__Instructions to follow__:
Reproduce all of the data below without alteration; exclude every picture.
==========
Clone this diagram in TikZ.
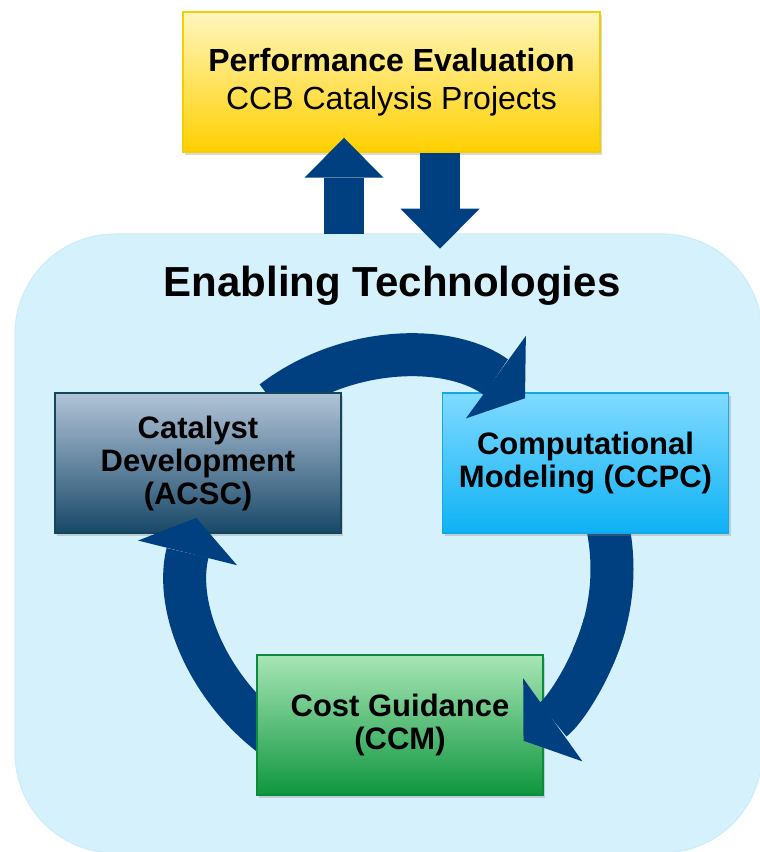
\documentclass[tikz,border=0pt]{standalone}
\usepackage{fontspec}
\setmainfont{Liberation Sans}
\usetikzlibrary{arrows.meta,shadows}

\definecolor{navy}{RGB}{0,64,128}
\definecolor{panel}{RGB}{213,241,252}
\definecolor{panelline}{RGB}{203,236,250}
\definecolor{perftop}{RGB}{255,246,190}
\definecolor{perfbot}{RGB}{255,208,0}
\definecolor{perfline}{RGB}{245,205,0}
\definecolor{cattop}{RGB}{178,196,216}
\definecolor{catbot}{RGB}{24,72,104}
\definecolor{catline}{RGB}{22,68,88}
\definecolor{comptop}{RGB}{128,218,255}
\definecolor{compbot}{RGB}{14,178,245}
\definecolor{compline}{RGB}{20,168,228}
\definecolor{costtop}{RGB}{168,230,182}
\definecolor{costbot}{RGB}{14,150,62}
\definecolor{costline}{RGB}{10,140,60}

\begin{document}
\begin{tikzpicture}[x=1pt,y=1pt,
  box/.style={draw,line width=1.5pt,minimum width=286pt,minimum height=140pt,
    inner sep=0pt,align=center,font=\fontsize{31}{33}\selectfont\bfseries,
    drop shadow={shadow xshift=2pt,shadow yshift=-3pt,opacity=0.3}},
  ring/.style={navy,line width=43pt},
  head/.style={-{Triangle[width=102pt,length=36pt,line width=0pt]}},
  updown/.style={navy,line width=40pt,-{Triangle[width=79pt,length=40pt,line width=0pt]}}]
\clip (0,0) rectangle (760,852);
\filldraw[fill=panel,draw=panelline,line width=1pt,rounded corners=100pt] (15,-1) rectangle (762,618);

\node[box,minimum width=417pt,top color=perftop,bottom color=perfbot,draw=perfline,
  font=\fontsize{32}{38}\selectfont] (perf) at (391.5,770)
  {\textbf{Performance Evaluation}\\CCB Catalysis Projects};
\node[font=\fontsize{42}{50}\selectfont\bfseries,anchor=base] (title) at (392,555) {Enabling Technologies};

\draw[updown] ([xshift=-47.5pt,yshift=-81pt]perf.south) -- ([xshift=-47.5pt,yshift=15pt]perf.south);
\draw[updown] ([xshift=48.5pt]perf.south) -- ([xshift=48.5pt,yshift=-96pt]perf.south);

\coordinate (hub) at (401,283);
\draw[ring] (hub) ++(15:211) arc[start angle=15,end angle=-25,radius=211];
\node[box,top color=comptop,bottom color=compbot,draw=compline] (comp) at (585.5,389) {Computational\\Modeling (CCPC)};
\draw[ring,head] (hub) ++(127.5:211) arc[start angle=127.5,end angle=54,radius=211];
\node[box,top color=cattop,bottom color=catbot,draw=catline] (cat) at (198,389) {Catalyst\\Development\\(ACSC)};
\draw[ring,head] (hub) ++(-115:211) arc[start angle=-115,end angle=-194,radius=211];
\node[box,top color=costtop,bottom color=costbot,draw=costline] (cost) at (400,127) {Cost Guidance\\(CCM)};
\draw[ring,head] (hub) ++(-15:211) arc[start angle=-15,end angle=-54.5,radius=211];
\end{tikzpicture}
\end{document}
==========
__Task solution__:
Clone this diagram in TikZ.
\documentclass[tikz,border=0pt]{standalone}
\usepackage{fontspec}
\setmainfont{Liberation Sans}
\usetikzlibrary{arrows.meta,shadows}

\definecolor{navy}{RGB}{0,64,128}
\definecolor{panel}{RGB}{213,241,252}
\definecolor{panelline}{RGB}{203,236,250}
\definecolor{perftop}{RGB}{255,246,190}
\definecolor{perfbot}{RGB}{255,208,0}
\definecolor{perfline}{RGB}{245,205,0}
\definecolor{cattop}{RGB}{178,196,216}
\definecolor{catbot}{RGB}{24,72,104}
\definecolor{catline}{RGB}{22,68,88}
\definecolor{comptop}{RGB}{128,218,255}
\definecolor{compbot}{RGB}{14,178,245}
\definecolor{compline}{RGB}{20,168,228}
\definecolor{costtop}{RGB}{168,230,182}
\definecolor{costbot}{RGB}{14,150,62}
\definecolor{costline}{RGB}{10,140,60}

\begin{document}
\begin{tikzpicture}[x=1pt,y=1pt,
  box/.style={draw,line width=1.5pt,minimum width=286pt,minimum height=140pt,
    inner sep=0pt,align=center,font=\fontsize{31}{33}\selectfont\bfseries,
    drop shadow={shadow xshift=2pt,shadow yshift=-3pt,opacity=0.3}},
  ring/.style={navy,line width=43pt},
  head/.style={-{Triangle[width=102pt,length=36pt,line width=0pt]}},
  updown/.style={navy,line width=40pt,-{Triangle[width=79pt,length=40pt,line width=0pt]}}]
\clip (0,0) rectangle (760,852);
\filldraw[fill=panel,draw=panelline,line width=1pt,rounded corners=100pt] (15,-1) rectangle (762,618);

\node[box,minimum width=417pt,top color=perftop,bottom color=perfbot,draw=perfline,
  font=\fontsize{32}{38}\selectfont] (perf) at (391.5,770)
  {\textbf{Performance Evaluation}\\CCB Catalysis Projects};
\node[font=\fontsize{42}{50}\selectfont\bfseries,anchor=base] (title) at (392,555) {Enabling Technologies};

\draw[updown] ([xshift=-47.5pt,yshift=-81pt]perf.south) -- ([xshift=-47.5pt,yshift=15pt]perf.south);
\draw[updown] ([xshift=48.5pt]perf.south) -- ([xshift=48.5pt,yshift=-96pt]perf.south);

\coordinate (hub) at (401,283);
\draw[ring] (hub) ++(15:211) arc[start angle=15,end angle=-25,radius=211];
\node[box,top color=comptop,bottom color=compbot,draw=compline] (comp) at (585.5,389) {Computational\\Modeling (CCPC)};
\draw[ring,head] (hub) ++(127.5:211) arc[start angle=127.5,end angle=54,radius=211];
\node[box,top color=cattop,bottom color=catbot,draw=catline] (cat) at (198,389) {Catalyst\\Development\\(ACSC)};
\draw[ring,head] (hub) ++(-115:211) arc[start angle=-115,end angle=-194,radius=211];
\node[box,top color=costtop,bottom color=costbot,draw=costline] (cost) at (400,127) {Cost Guidance\\(CCM)};
\draw[ring,head] (hub) ++(-15:211) arc[start angle=-15,end angle=-54.5,radius=211];
\end{tikzpicture}
\end{document}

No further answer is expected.